Both of us were seated when the waitress brought the menu. He had been there before so it looked like he knew his way around the menu. He ordered without going through it. I went through it and still couldn’t decide. It’s a hobby. I’ve never been able to order from a menu without help. I’ll ask, “What’s your favourite food on the menu?” The waitress will go through it with me and in the end, choose for me. I did the same thing with him. I asked, “What do you think I’ll enjoy on the menu?” He took it from my hand, went through it with me and later chose one for me. The food came and it was nice. We talked, and had a lot of laughs until the night was old. The waitress brought the bill, GHC297 and he paid.
When we stepped out of the restaurant, he held my hand and he squeezed it tightly. I knew what was coming. He started, “I know you told me that you have a boyfriend but I can’t stop thinking about you. From day one to this point you’ve always been on my mind. Can’t you do something about it? Does he love you the way I do? I won’t waste your time, trust me. I’ll do everything to make you happy and it’s a promise.”
We had a beautiful night and I wished I didn’t have to say no to him but I couldn’t say yes too. My boyfriend wasn’t good for me but that wasn’t a reason enough to jump into a new relationship. I pondered over what he said for a while and told him, “I’m still in a relationship. It’s not going the way it should but I’m hopeful things will be alright. Can’t we be friends? You’re kind, I know. You want more than I can give and that saddens my heart. No one knows the future but we can only hope. Let’s wait and see, anything at all can happen.”
We went quiet again, he nodded his head and said, “No problem, let’s see what happens.”
I ordered an Uber and was waiting for it. He was there with me. He asked, “Is it far from here?” I answered, “Seven minutes away. You can go if you want to. I’ll be fine.” He hesitated a bit and said, “Errrrm, I’ve used everything on me to pay the bill. I have nothing left in my wallet. Can you give me Ghc150? I’ll send you Momo when I get home.”
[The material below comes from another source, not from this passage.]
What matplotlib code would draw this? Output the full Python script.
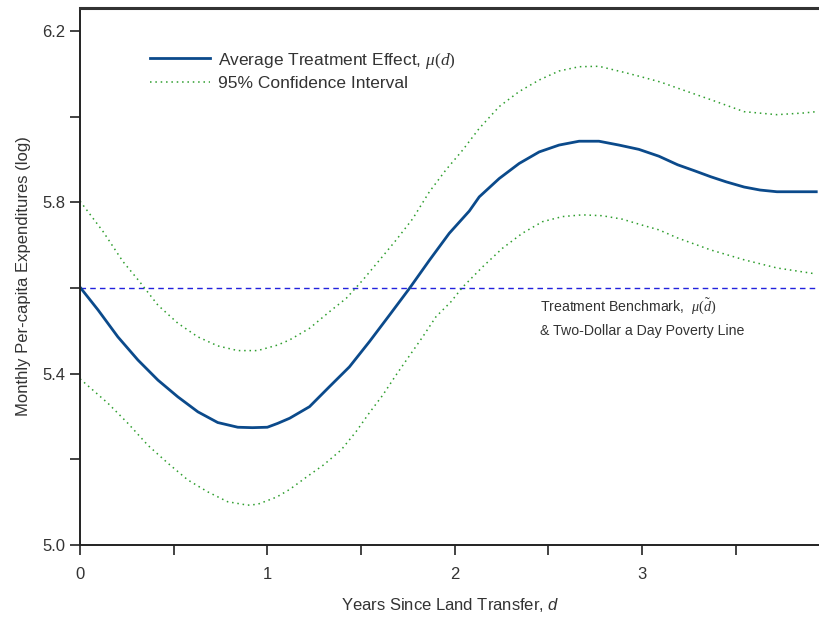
import numpy as np
import matplotlib
matplotlib.use("Agg")
import matplotlib.pyplot as plt

plt.rcParams['font.family'] = ['Liberation Sans', 'DejaVu Sans']
plt.rcParams['mathtext.fontset'] = 'custom'
plt.rcParams['mathtext.rm'] = 'Liberation Serif'
plt.rcParams['mathtext.it'] = 'Liberation Serif:italic'
plt.rcParams['mathtext.sf'] = 'Liberation Sans:italic'

# average treatment effect
ate_d = [0.0, 0.096, 0.202, 0.309, 0.416, 0.522, 0.629, 0.735, 0.842, 0.92,
         1.0, 1.055, 1.119, 1.225, 1.332, 1.438, 1.545, 1.652, 1.758, 1.865,
         1.971, 2.078, 2.131, 2.238, 2.344, 2.451, 2.557, 2.664, 2.770,
         2.877, 2.983, 3.090, 3.19, 3.28, 3.367, 3.45, 3.545, 3.63, 3.72,
         3.93]
ate_y = [5.602, 5.549, 5.486, 5.432, 5.385, 5.346, 5.311, 5.286, 5.275,
         5.274, 5.275, 5.284, 5.296, 5.323, 5.370, 5.416, 5.475, 5.537,
         5.599, 5.665, 5.728, 5.780, 5.813, 5.856, 5.891, 5.918, 5.934,
         5.943, 5.943, 5.934, 5.924, 5.908, 5.888, 5.874, 5.860, 5.848,
         5.836, 5.829, 5.825, 5.825]

# 95% confidence band
up_d = [0.0, 0.123, 0.229, 0.318, 0.416, 0.522, 0.629, 0.735, 0.842, 0.948,
        1.055, 1.119, 1.225, 1.332, 1.421, 1.510, 1.598, 1.687, 1.776,
        1.865, 1.953, 2.042, 2.131, 2.238, 2.344, 2.451, 2.557, 2.664,
        2.770, 2.912, 3.0, 3.1, 3.19, 3.367, 3.545, 3.72, 3.865, 3.93]
up_y = [5.803, 5.732, 5.662, 5.615, 5.560, 5.518, 5.486, 5.465, 5.454,
        5.454, 5.467, 5.479, 5.506, 5.545, 5.576, 5.619, 5.665, 5.712,
        5.762, 5.825, 5.876, 5.922, 5.973, 6.024, 6.059, 6.086, 6.107,
        6.117, 6.118, 6.103, 6.093, 6.081, 6.067, 6.040, 6.012, 6.005,
        6.009, 6.012]

lo_d = [0.0, 0.149, 0.256, 0.362, 0.469, 0.575, 0.682, 0.788, 0.895, 0.948,
        1.05, 1.12, 1.21, 1.30, 1.394, 1.474, 1.545, 1.616, 1.687, 1.749,
        1.829, 1.900, 1.980, 2.042, 2.15, 2.255, 2.361, 2.468, 2.575, 2.681,
        2.788, 2.894, 3.001, 3.090, 3.19, 3.367, 3.545, 3.72, 3.93]
lo_y = [5.388, 5.331, 5.284, 5.233, 5.191, 5.152, 5.124, 5.101, 5.093,
        5.095, 5.112, 5.130, 5.159, 5.187, 5.222, 5.265, 5.309, 5.350,
        5.397, 5.436, 5.486, 5.533, 5.568, 5.602, 5.650, 5.693, 5.728,
        5.755, 5.767, 5.771, 5.769, 5.761, 5.747, 5.736, 5.717, 5.689,
        5.666, 5.647, 5.633]

benchmark = 5.6
x_ticks = [0, 1, 2, 3]
y_ticks = [5.0, 5.4, 5.8, 6.2]

fig = plt.figure(figsize=(8.2, 6.2), dpi=100)
ax = fig.add_axes([0.0976, 0.121, 0.9024, 0.866])

ax.axhline(benchmark, color='#2222dd', lw=1.0, ls=(0, (4, 3)))
ax.plot(up_d, up_y, color='#2e9e2e', lw=1.1, ls=(0, (1, 2.5)),
        label='95% Confidence Interval')
ax.plot(lo_d, lo_y, color='#2e9e2e', lw=1.1, ls=(0, (1, 2.5)))
ax.plot(ate_d, ate_y, color='#0b4a8b', lw=2.0,
        label=r'Average Treatment Effect, $\mu(d)$')

ax.set_xlim(0, 3.95)
ax.set_ylim(5.0, 6.254)
ax.set_xticks(x_ticks)
ax.set_xticks([0.5, 1.5, 2.5, 3.5], minor=True)
ax.set_yticks(y_ticks)
ax.set_yticklabels(['%.1f' % v for v in y_ticks])
ax.set_yticks([5.2, 5.6, 6.0], minor=True)
ax.tick_params(which='both', direction='out', length=7, width=1.2,
               colors='#222222', labelsize=12, labelcolor='#333333')
ax.tick_params(axis='x', pad=9)

for s in ['left', 'bottom']:
    ax.spines[s].set_linewidth(1.4)
    ax.spines[s].set_color('#222222')
ax.spines['top'].set_linewidth(2.2)
ax.spines['top'].set_color('#333333')
ax.spines['right'].set_visible(False)

ax.set_xlabel(r'Years Since Land Transfer, $\mathsf{d}$', fontsize=12,
              color='#333333', labelpad=10)
ax.set_ylabel('Monthly Per-capita Expenditures (log)', fontsize=12,
              color='#333333', labelpad=8)

h, l = ax.get_legend_handles_labels()
ax.legend(h[::-1], l[::-1], loc='upper left', bbox_to_anchor=(0.073, 0.95),
          frameon=False, fontsize=12.5, handlelength=3.45, handletextpad=0.5,
          labelspacing=0.32, labelcolor='#333333')

ax.text(2.456, 5.558, r'Treatment Benchmark,  $\mu(\tilde{d})$', fontsize=10.2,
        color='#333333', va='center')
ax.text(2.456, 5.500, '& Two-Dollar a Day Poverty Line', fontsize=10.2,
        color='#333333', va='center')

fig.savefig('out.png', dpi=100)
I was surprised at first but I went through my purse and gave him the money. After taking the money, he left me there to wait for the Uber all alone. I was thinking about it; “What just happened? Didn’t he know that was all he had when he was paying for the bill? He didn’t come prepared? What just happened?”
I couldn’t stop thinking about it until I got home. I was waiting for his call but that call never came until I sent him a message; “I hope you’re home safely?” He sent a message in the morning telling me he was too tired to call when he got home. I said it was OK and then he started talking about his proposal again, urging me to think about it and give him a positive answer. I told him, “It was nice meeting you. We’ll talk.” To me, that was the end of the road for us. I drew the curtains on whatever we had going on, especially when he never made mention of the momo he promised to send. I knew it was international, he did that only to collect half of the bill he paid that night and that was alright.
We could have discussed it and I wouldn’t have had any problem splitting. After all, I was the one who enjoyed the meal so what was wrong with it if I paid? He was silent about it and even paid for it without complaining only for him to use another dubious way to extract the half amount from me. True Men don’t do that, especially a man who wants you to be his girlfriend.
As I write this, he keeps sending me messages and calling me every now and then asking me about his proposal. I’ve told him my mind, “It’s not going to be possible,” but somehow, something gives him hope that I might say yes to him at some point. I don’t know what gives him that hope but I want to tell him that I know what he did. I want to put it to him that he took that amount from me just to split the bill with me. I don’t know if it’s a good idea and I don’t know if that will make him stay away from me for good.